_What is required_
Transcribe everything in the data word for word. Pictures are left out.

_Data shown_
---------------
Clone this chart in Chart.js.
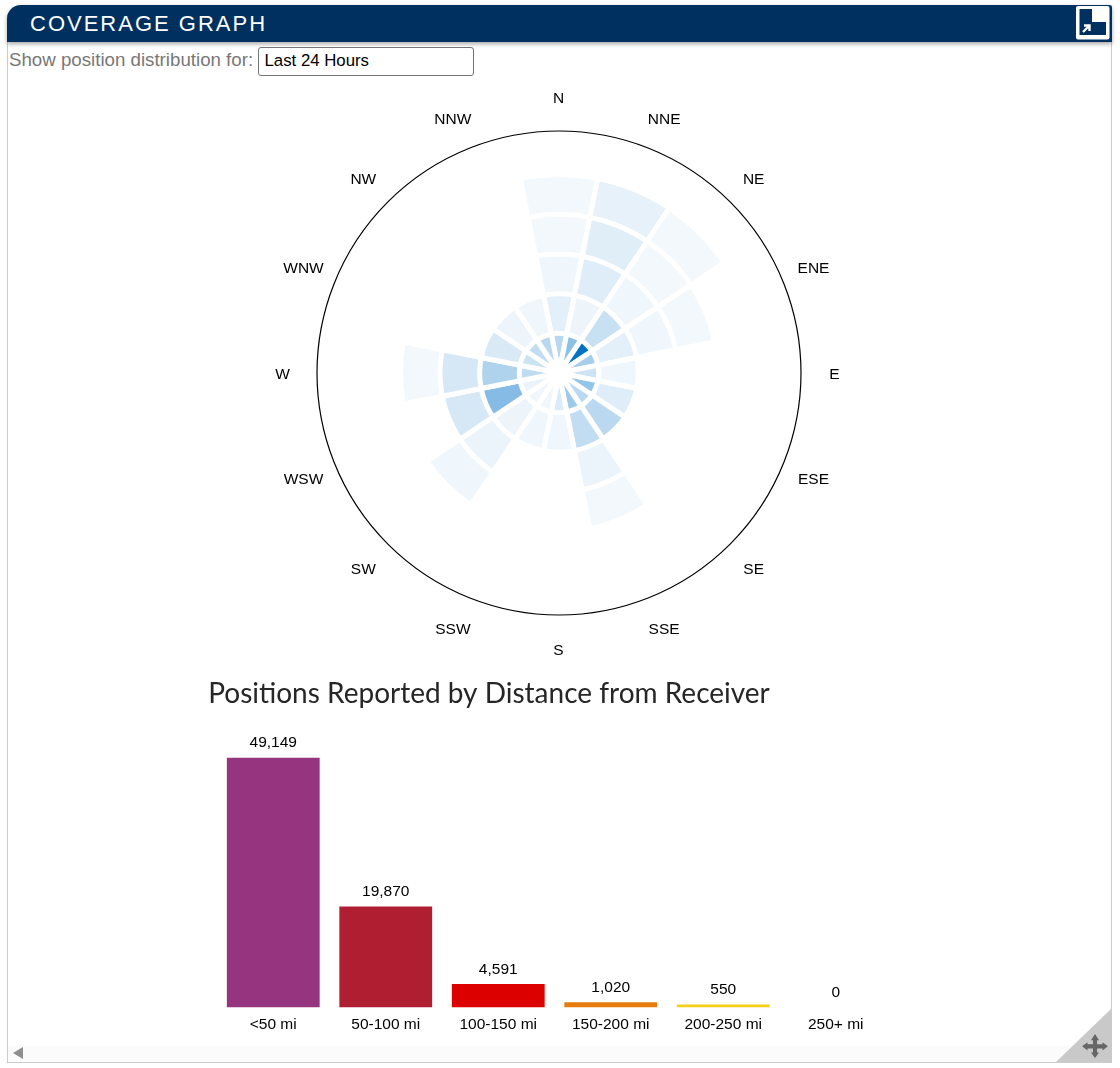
<!DOCTYPE html>
<html>
<head>
<meta charset="utf-8">
<script src="https://cdn.jsdelivr.net/npm/chart.js@4"></script>
<style>
html,body{margin:0;padding:0;background:#fff;width:1120px;height:1068px;overflow:hidden;font-family:"Liberation Sans",Arial,sans-serif}
#panel{position:absolute;left:7px;top:5px;width:1103px;height:1057px;border:1px solid #ccc;border-top:none;border-radius:14px 0 0 0;}
#head{position:absolute;left:7px;top:5px;width:1105px;height:37px;background:#00305f;border-radius:14px 3px 0 0;box-shadow:0 2px 4px rgba(0,0,0,.35);color:#fff;font-size:22px;letter-spacing:2px;line-height:37px;}
#head span{position:absolute;left:23px;top:0;white-space:nowrap}
#lbl{position:absolute;left:9px;top:49px;font-size:18.7px;line-height:21px;color:#777;white-space:nowrap}
#sel{position:absolute;left:258px;top:47px;width:214px;height:27px;border:1px solid #767676;border-radius:3px;font-size:16.8px;line-height:26px;color:#000;text-indent:5.5px;background:#fff}
#bar{position:absolute;left:8px;top:1046px;width:1103px;height:16px;background:#fbfbfb}
canvas{position:absolute}
#polar{left:259px;top:73px}
#bars{left:50px;top:669px}
svg{position:absolute}
</style>
</head>
<body>
<div id="panel"></div>
<div id="bar"></div>
<div id="head"><span>COVERAGE GRAPH</span></div>
<svg style="left:1076px;top:5px" width="35" height="35" viewBox="0 0 35 35">
<rect x="0" y="1" width="33.5" height="33.5" rx="2" fill="#fff"/>
<path d="M3.5 4H16V17H30V30H3.5Z" fill="#00305f"/>
<path d="M7 27L13 21M8 20.5H13.5V26" stroke="#fff" stroke-width="2.4" fill="none"/>
</svg>
<div id="lbl">Show position distribution for:</div>
<div id="sel">Last 24 Hours</div>
<svg style="left:12px;top:1046px" width="12" height="14"><path d="M11 1V13L1 7Z" fill="#8e8e8e"/></svg>
<svg style="left:1056px;top:1008px" width="56" height="54">
<path d="M56 0V54H0Z" fill="#c9c9c9"/>
<path d="M39 25L45 34H42V40H50V37L58 43L50 49V46H42V52H45L39 60L33 52H36V46H28V49L20 43L28 37V40H36V34H33Z" transform="translate(39,38) scale(.68) translate(-39,-42.5)" fill="#666"/>
</svg>
<canvas id="polar" width="600" height="600"></canvas>
<canvas id="bars" width="878" height="379"></canvas>
<script>
const directions=["N","NNE","NE","ENE","E","ESE","SE","SSE","S","SSW","SW","WSW","W","WNW","NW","NNW"];
const ringBands=["<50 mi","50-100 mi","100-150 mi","150-200 mi","200-250 mi","250+ mi"];
// Share of the busiest cell per direction, read from the shading
const ring0=[.28,.45,1,.35,.2,.42,.27,.38,.14,.06,.06,.08,.25,.2,.24,.28];
const ring1=[.11,.07,.22,.11,.06,.13,.27,.24,.06,.06,.07,.48,.31,.15,.07,.06];
const ring2=[.06,.13,.06,.06,0,0,0,.08,0,0,.08,.16,.16,0,0,0];
const ring3=[.05,.12,.05,.05,0,0,0,.05,0,0,.06,0,.05,0,0,0];
const ring4=[.05,.1,.05,0,0,0,0,0,0,0,0,0,0,0,0,0];
const ring5=[0,0,0,0,0,0,0,0,0,0,0,0,0,0,0,0];
const rings=[ring0,ring1,ring2,ring3,ring4,ring5];

const distanceLabels=ringBands;
const positionCounts=[49149,19870,4591,1020,550,0];
const barColors=["#963480","#b01f31","#dc0000","#e67c0e","#f8cf18","#888888"];
const chartTitle="Positions Reported by Distance from Receiver";

const base=[0,114,198];
function shade(a){return "rgb("+base.map(c=>Math.round(255+(c-255)*a)).join(",")+")";}

const dirLabels={id:"dirLabels",afterDraw(c){
  const s=c.scales.r,x=c.ctx;
  x.save();x.font='15.5px "Liberation Sans"';x.fillStyle="#000";x.textAlign="center";x.textBaseline="middle";
  c.data.labels.forEach((t,i)=>{const p=s.getPointPosition(i,276,Math.PI/16);x.fillText(t,p.x-0.5,p.y+1.5);});
  x.restore();
}};
new Chart(document.getElementById("polar"),{
  type:"polarArea",
  data:{labels:directions,datasets:rings.map((r,k)=>({
    label:ringBands[k],
    data:r.map(v=>v>0?k+1:0),
    backgroundColor:r.map(shade),
    borderColor:"#fff",borderWidth:5
  }))},
  options:{responsive:false,animation:false,layout:{padding:58},
    plugins:{legend:{display:false},tooltip:{enabled:false}},
    scales:{r:{min:0,max:6.1,startAngle:-11.25,
      ticks:{display:false,stepSize:6.1},
      grid:{circular:true,color:"#000",lineWidth:1.2},
      angleLines:{display:false},pointLabels:{display:false}}}},
  plugins:[dirLabels]
});

const valueLabels={id:"valueLabels",afterDatasetsDraw(c){
  const x=c.ctx,m=c.getDatasetMeta(0);
  x.save();x.font='15.5px "Liberation Sans"';x.fillStyle="#000";x.textAlign="center";x.textBaseline="middle";
  m.data.forEach((b,i)=>x.fillText(c.data.datasets[0].data[i].toLocaleString("en-US"),b.x,b.y-14.5));
  x.restore();
}};
new Chart(document.getElementById("bars"),{
  type:"bar",
  data:{labels:distanceLabels,datasets:[{data:positionCounts,backgroundColor:barColors,barPercentage:.825,categoryPercentage:1}]},
  options:{responsive:false,animation:false,
    layout:{padding:{left:36,right:36,top:0,bottom:6}},
    plugins:{legend:{display:false},tooltip:{enabled:false},
      title:{display:true,text:chartTitle,color:"#262626",font:{family:"Lato",size:28,weight:"normal"},padding:{top:8,bottom:47}}},
    scales:{
      x:{grid:{display:false,drawTicks:false},border:{display:false},ticks:{color:"#000",font:{family:"Liberation Sans",size:15.5},padding:8,maxRotation:0}},
      y:{min:0,max:49149,grid:{display:false,drawTicks:false},border:{display:false},ticks:{display:false},afterFit(s){s.width=131;}}}},
  plugins:[valueLabels]
});
</script>
</body>
</html>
---------------
_Reply to the task_
Clone this chart in Chart.js.
<!DOCTYPE html>
<html>
<head>
<meta charset="utf-8">
<script src="https://cdn.jsdelivr.net/npm/chart.js@4"></script>
<style>
html,body{margin:0;padding:0;background:#fff;width:1120px;height:1068px;overflow:hidden;font-family:"Liberation Sans",Arial,sans-serif}
#panel{position:absolute;left:7px;top:5px;width:1103px;height:1057px;border:1px solid #ccc;border-top:none;border-radius:14px 0 0 0;}
#head{position:absolute;left:7px;top:5px;width:1105px;height:37px;background:#00305f;border-radius:14px 3px 0 0;box-shadow:0 2px 4px rgba(0,0,0,.35);color:#fff;font-size:22px;letter-spacing:2px;line-height:37px;}
#head span{position:absolute;left:23px;top:0;white-space:nowrap}
#lbl{position:absolute;left:9px;top:49px;font-size:18.7px;line-height:21px;color:#777;white-space:nowrap}
#sel{position:absolute;left:258px;top:47px;width:214px;height:27px;border:1px solid #767676;border-radius:3px;font-size:16.8px;line-height:26px;color:#000;text-indent:5.5px;background:#fff}
#bar{position:absolute;left:8px;top:1046px;width:1103px;height:16px;background:#fbfbfb}
canvas{position:absolute}
#polar{left:259px;top:73px}
#bars{left:50px;top:669px}
svg{position:absolute}
</style>
</head>
<body>
<div id="panel"></div>
<div id="bar"></div>
<div id="head"><span>COVERAGE GRAPH</span></div>
<svg style="left:1076px;top:5px" width="35" height="35" viewBox="0 0 35 35">
<rect x="0" y="1" width="33.5" height="33.5" rx="2" fill="#fff"/>
<path d="M3.5 4H16V17H30V30H3.5Z" fill="#00305f"/>
<path d="M7 27L13 21M8 20.5H13.5V26" stroke="#fff" stroke-width="2.4" fill="none"/>
</svg>
<div id="lbl">Show position distribution for:</div>
<div id="sel">Last 24 Hours</div>
<svg style="left:12px;top:1046px" width="12" height="14"><path d="M11 1V13L1 7Z" fill="#8e8e8e"/></svg>
<svg style="left:1056px;top:1008px" width="56" height="54">
<path d="M56 0V54H0Z" fill="#c9c9c9"/>
<path d="M39 25L45 34H42V40H50V37L58 43L50 49V46H42V52H45L39 60L33 52H36V46H28V49L20 43L28 37V40H36V34H33Z" transform="translate(39,38) scale(.68) translate(-39,-42.5)" fill="#666"/>
</svg>
<canvas id="polar" width="600" height="600"></canvas>
<canvas id="bars" width="878" height="379"></canvas>
<script>
const directions=["N","NNE","NE","ENE","E","ESE","SE","SSE","S","SSW","SW","WSW","W","WNW","NW","NNW"];
const ringBands=["<50 mi","50-100 mi","100-150 mi","150-200 mi","200-250 mi","250+ mi"];
// Share of the busiest cell per direction, read from the shading
const ring0=[.28,.45,1,.35,.2,.42,.27,.38,.14,.06,.06,.08,.25,.2,.24,.28];
const ring1=[.11,.07,.22,.11,.06,.13,.27,.24,.06,.06,.07,.48,.31,.15,.07,.06];
const ring2=[.06,.13,.06,.06,0,0,0,.08,0,0,.08,.16,.16,0,0,0];
const ring3=[.05,.12,.05,.05,0,0,0,.05,0,0,.06,0,.05,0,0,0];
const ring4=[.05,.1,.05,0,0,0,0,0,0,0,0,0,0,0,0,0];
const ring5=[0,0,0,0,0,0,0,0,0,0,0,0,0,0,0,0];
const rings=[ring0,ring1,ring2,ring3,ring4,ring5];

const distanceLabels=ringBands;
const positionCounts=[49149,19870,4591,1020,550,0];
const barColors=["#963480","#b01f31","#dc0000","#e67c0e","#f8cf18","#888888"];
const chartTitle="Positions Reported by Distance from Receiver";

const base=[0,114,198];
function shade(a){return "rgb("+base.map(c=>Math.round(255+(c-255)*a)).join(",")+")";}

const dirLabels={id:"dirLabels",afterDraw(c){
  const s=c.scales.r,x=c.ctx;
  x.save();x.font='15.5px "Liberation Sans"';x.fillStyle="#000";x.textAlign="center";x.textBaseline="middle";
  c.data.labels.forEach((t,i)=>{const p=s.getPointPosition(i,276,Math.PI/16);x.fillText(t,p.x-0.5,p.y+1.5);});
  x.restore();
}};
new Chart(document.getElementById("polar"),{
  type:"polarArea",
  data:{labels:directions,datasets:rings.map((r,k)=>({
    label:ringBands[k],
    data:r.map(v=>v>0?k+1:0),
    backgroundColor:r.map(shade),
    borderColor:"#fff",borderWidth:5
  }))},
  options:{responsive:false,animation:false,layout:{padding:58},
    plugins:{legend:{display:false},tooltip:{enabled:false}},
    scales:{r:{min:0,max:6.1,startAngle:-11.25,
      ticks:{display:false,stepSize:6.1},
      grid:{circular:true,color:"#000",lineWidth:1.2},
      angleLines:{display:false},pointLabels:{display:false}}}},
  plugins:[dirLabels]
});

const valueLabels={id:"valueLabels",afterDatasetsDraw(c){
  const x=c.ctx,m=c.getDatasetMeta(0);
  x.save();x.font='15.5px "Liberation Sans"';x.fillStyle="#000";x.textAlign="center";x.textBaseline="middle";
  m.data.forEach((b,i)=>x.fillText(c.data.datasets[0].data[i].toLocaleString("en-US"),b.x,b.y-14.5));
  x.restore();
}};
new Chart(document.getElementById("bars"),{
  type:"bar",
  data:{labels:distanceLabels,datasets:[{data:positionCounts,backgroundColor:barColors,barPercentage:.825,categoryPercentage:1}]},
  options:{responsive:false,animation:false,
    layout:{padding:{left:36,right:36,top:0,bottom:6}},
    plugins:{legend:{display:false},tooltip:{enabled:false},
      title:{display:true,text:chartTitle,color:"#262626",font:{family:"Lato",size:28,weight:"normal"},padding:{top:8,bottom:47}}},
    scales:{
      x:{grid:{display:false,drawTicks:false},border:{display:false},ticks:{color:"#000",font:{family:"Liberation Sans",size:15.5},padding:8,maxRotation:0}},
      y:{min:0,max:49149,grid:{display:false,drawTicks:false},border:{display:false},ticks:{display:false},afterFit(s){s.width=131;}}}},
  plugins:[valueLabels]
});
</script>
</body>
</html>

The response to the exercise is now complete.